**TASK DETAILS:** Copy out each line that mentions the word "this".

Records:
++++++
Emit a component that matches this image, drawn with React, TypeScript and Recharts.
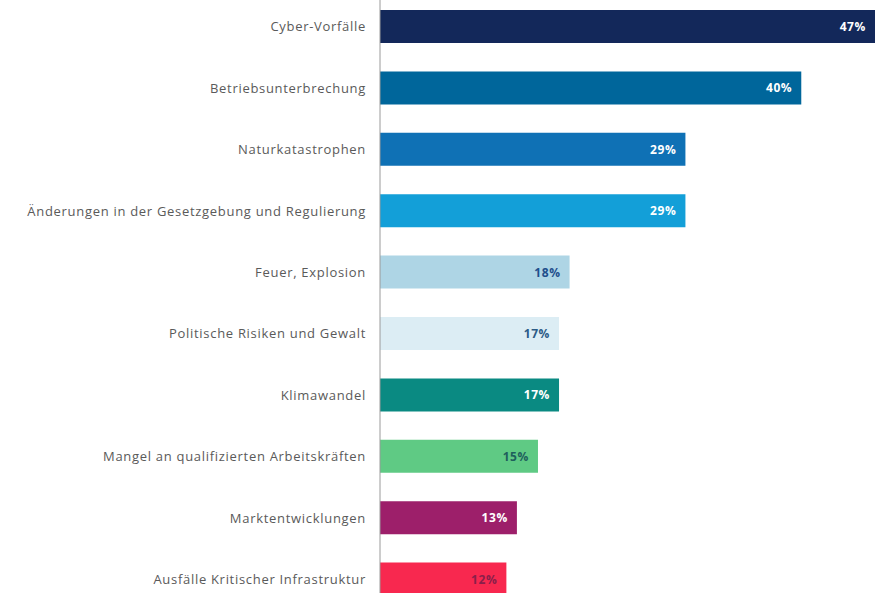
import { Bar, BarChart, Cell, LabelList, XAxis, YAxis } from "recharts";

const categories = [
  "Cyber-Vorfälle",
  "Betriebsunterbrechung",
  "Naturkatastrophen",
  "Änderungen in der Gesetzgebung und Regulierung",
  "Feuer, Explosion",
  "Politische Risiken und Gewalt",
  "Klimawandel",
  "Mangel an qualifizierten Arbeitskräften",
  "Marktentwicklungen",
  "Ausfälle Kritischer Infrastruktur",
];

const shares = [47, 40, 29, 29, 18, 17, 17, 15, 13, 12];

const barColors = [
  "#13285a",
  "#00669b",
  "#0f71b5",
  "#139fd8",
  "#aed5e5",
  "#dcedf4",
  "#0a8a82",
  "#5fca84",
  "#9d1f6a",
  "#f8284f",
];

const labelColors = [
  "#ffffff",
  "#ffffff",
  "#ffffff",
  "#ffffff",
  "#1f4e8c",
  "#2b5b86",
  "#ffffff",
  "#1e5f5c",
  "#ffffff",
  "#8a1f4a",
];

const data = categories.map((name, i) => ({ name, value: shares[i], idx: i }));

const FONT = "'Open Sans', sans-serif";

function ValueLabel(props: any) {
  const { x, y, width, height, value, index } = props;
  return (
    <text
      x={x + width - 9}
      y={y + height / 2}
      textAnchor="end"
      dominantBaseline="central"
      fill={labelColors[index]}
      fontFamily={FONT}
      fontSize={12}
      fontWeight={700}
      letterSpacing={0.6}
    >
      {`${value}%`}
    </text>
  );
}

export default function App() {
  return (
    <div style={{ position: "absolute", top: -4, left: 0, background: "#fff" }}>
      <BarChart
        width={881}
        height={614}
        data={data}
        layout="vertical"
        margin={{ top: 0, right: 6, bottom: 0, left: 0 }}
        barSize={33}
      >
        <XAxis type="number" domain={[0, 47]} hide />
        <YAxis
          type="category"
          dataKey="name"
          width={380}
          axisLine={{ stroke: "#9a9a9a" }}
          tickLine={false}
          tickMargin={8}
          tick={{ fill: "#5a5a5a", fontSize: 13, fontFamily: FONT, letterSpacing: 0.7 }}
          interval={0}
        />
        <Bar dataKey="value" isAnimationActive={false}>
          {data.map((d) => (
            <Cell key={d.name} fill={barColors[d.idx]} />
          ))}
          <LabelList dataKey="value" content={<ValueLabel />} />
        </Bar>
      </BarChart>
    </div>
  );
}
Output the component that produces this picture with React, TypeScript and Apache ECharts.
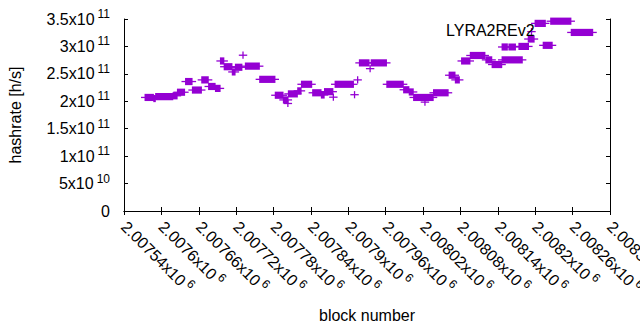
import React, { useEffect, useRef } from "react";
import * as echarts from "echarts";

// Runs of consecutive blocks sharing one hashrate value
const runStart = [
  2007574, 2007588, 2007591, 2007619, 2007626, 2007639, 2007650, 2007665, 2007676, 2007687,
  2007695, 2007701, 2007714, 2007719, 2007731, 2007735, 2007758, 2007783, 2007796, 2007803,
  2007804, 2007819, 2007825, 2007843, 2007857, 2007862, 2007876, 2007879, 2007910, 2007915,
  2007918, 2007935, 2007937, 2007962, 2007989, 2007998, 2008005, 2008023, 2008037, 2008062,
  2008072, 2008082, 2008096, 2008121, 2008131, 2008147, 2008147, 2008158, 2008174, 2008189,
  2008194, 2008200, 2008213, 2008225, 2008258,
];
const runEnd = [
  2007587, 2007590, 2007618, 2007625, 2007637, 2007649, 2007664, 2007675, 2007686, 2007694,
  2007700, 2007713, 2007718, 2007729, 2007731, 2007757, 2007782, 2007795, 2007803, 2007803,
  2007818, 2007824, 2007841, 2007856, 2007861, 2007875, 2007876, 2007908, 2007910, 2007915,
  2007933, 2007935, 2007961, 2007988, 2007997, 2008004, 2008036, 2008023, 2008060, 2008071,
  2008078, 2008095, 2008119, 2008130, 2008146, 2008179, 2008155, 2008168, 2008189, 2008198,
  2008194, 2008216, 2008227, 2008257, 2008292,
];
const runHashrate = [
  2.07e11, 2.05e11, 2.085e11, 2.1e11, 2.165e11, 2.36e11, 2.205e11, 2.39e11, 2.27e11, 2.235e11,
  2.735e11, 2.63e11, 2.535e11, 2.62e11, 2.84e11, 2.64e11, 2.4e11, 2.11e11, 2.025e11, 1.96e11,
  2.135e11, 2.19e11, 2.31e11, 2.155e11, 2.115e11, 2.175e11, 2.075e11, 2.31e11, 2.12e11, 2.39e11,
  2.7e11, 2.595e11, 2.7e11, 2.31e11, 2.21e11, 2.17e11, 2.07e11, 1.985e11, 2.155e11, 2.475e11,
  2.39e11, 2.735e11, 2.835e11, 2.755e11, 2.67e11, 2.755e11, 2.99e11, 2.99e11, 3.0e11, 3.135e11,
  3.27e11, 3.42e11, 3.02e11, 3.46e11, 3.255e11,
];

const SERIES_NAME = "LYRA2REv2";
const X_MIN = 2007540;
const X_MAX = 2008320;
const X_STEP = 60;
const Y_MIN = 0;
const Y_MAX = 3.5e11;
const Y_STEP = 5e10;

const COLOR = "#9400D3";
const FONT = "Liberation Sans";
const TXT = "#000";

const sci = (v: number) => {
  if (v === 0) return "{b|0}";
  const exp = Math.floor(Math.log10(Math.abs(v)) + 1e-9);
  const m = +(v / Math.pow(10, exp)).toFixed(6);
  return `{b|${m}x10}{s|${exp}}`;
};

const rich = {
  b: { fontSize: 16, fontFamily: FONT, color: TXT, lineHeight: 22 },
  s: { fontSize: 12, fontFamily: FONT, color: TXT, lineHeight: 12, verticalAlign: "top", padding: [0, 0, 0, 3] },
};

export default function App() {
  const ref = useRef<HTMLDivElement>(null);
  useEffect(() => {
    if (!ref.current) return;
    const chart = echarts.init(ref.current, undefined, { renderer: "svg" });
    const data = runStart.map((s, i) => [s, runEnd[i], runHashrate[i]]);
    const axisLine = { show: true, lineStyle: { color: "#000", width: 1 } };
    const tick = { show: true, inside: true, length: 4, lineStyle: { color: "#000" } };
    chart.setOption({
      animation: false,
      backgroundColor: "#fff",
      textStyle: { fontFamily: FONT },
      grid: { left: 124, right: 30, top: 19, bottom: 119, containLabel: false, outerBoundsMode: "none" },
      legend: {
        data: [SERIES_NAME],
        left: 440,
        top: 22,
        padding: 0,
        itemWidth: 1,
        itemHeight: 1,
        itemStyle: { opacity: 0 },
        textStyle: { fontSize: 16, fontFamily: FONT, color: "#000" },
        selectedMode: false,
      },
      xAxis: [
        {
          type: "value",
          min: X_MIN,
          max: X_MAX,
          interval: X_STEP,
          name: "block number",
          nameLocation: "middle",
          nameGap: 96,
          nameTextStyle: { fontSize: 16, fontFamily: FONT, color: TXT },
          axisLine,
          axisTick: tick,
          splitLine: { show: false },
          axisLabel: {
            rotate: -45,
            margin: 13,
            interval: 0,
            hideOverlap: false,
            showMinLabel: true,
            showMaxLabel: true,
            formatter: (v: number) => sci(v),
            rich,
          },
        },
        {
          type: "value",
          position: "top",
          min: X_MIN,
          max: X_MAX,
          interval: X_STEP,
          axisLine,
          axisTick: tick,
          axisLabel: { show: false },
          splitLine: { show: false },
        },
      ],
      yAxis: [
        {
          type: "value",
          min: Y_MIN,
          max: Y_MAX,
          interval: Y_STEP,
          name: "hashrate [h/s]",
          nameLocation: "middle",
          nameGap: 101,
          nameRotate: 90,
          nameTextStyle: { fontSize: 16, fontFamily: FONT, color: TXT },
          axisLine,
          axisTick: tick,
          splitLine: { show: false },
          axisLabel: {
            margin: 14,
            showMinLabel: true,
            showMaxLabel: true,
            formatter: (v: number) => sci(v),
            rich,
          },
        },
        {
          type: "value",
          position: "right",
          min: Y_MIN,
          max: Y_MAX,
          interval: Y_STEP,
          axisLine,
          axisTick: tick,
          axisLabel: { show: false },
          splitLine: { show: false },
        },
      ],
      series: [
        {
          name: SERIES_NAME,
          type: "custom",
          xAxisIndex: 0,
          yAxisIndex: 0,
          itemStyle: { color: COLOR },
          encode: { x: [0, 1], y: 2 },
          data,
          renderItem: (params: any, api: any) => {
            const a = api.coord([api.value(0), api.value(2)]);
            const b = api.coord([api.value(1), api.value(2)]);
            const y = a[1];
            return {
              type: "group",
              children: [
                {
                  type: "line",
                  shape: { x1: a[0] - 4.2, y1: y, x2: b[0] + 4.2, y2: y },
                  style: { stroke: COLOR, lineWidth: 1.3 },
                },
                {
                  type: "rect",
                  shape: { x: a[0] - 0.65, y: y - 3.6, width: b[0] - a[0] + 1.3, height: 7.2 },
                  style: { fill: COLOR },
                },
              ],
            };
          },
        },
      ],
    });
    return () => chart.dispose();
  }, []);
  return (
    <div
      ref={ref}
      style={{ position: "fixed", left: 0, top: 0, width: 640, height: 330, background: "#fff" }}
    />
  );
}
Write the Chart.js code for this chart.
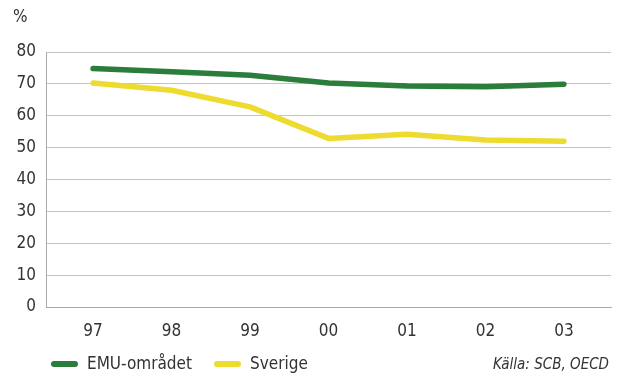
++++++
**EXERCISE SOLUTION:**
Emit a component that matches this image, drawn with React, TypeScript and Recharts.
Output the component that produces this picture with React, TypeScript and Apache ECharts.
Write the Chart.js code for this chart.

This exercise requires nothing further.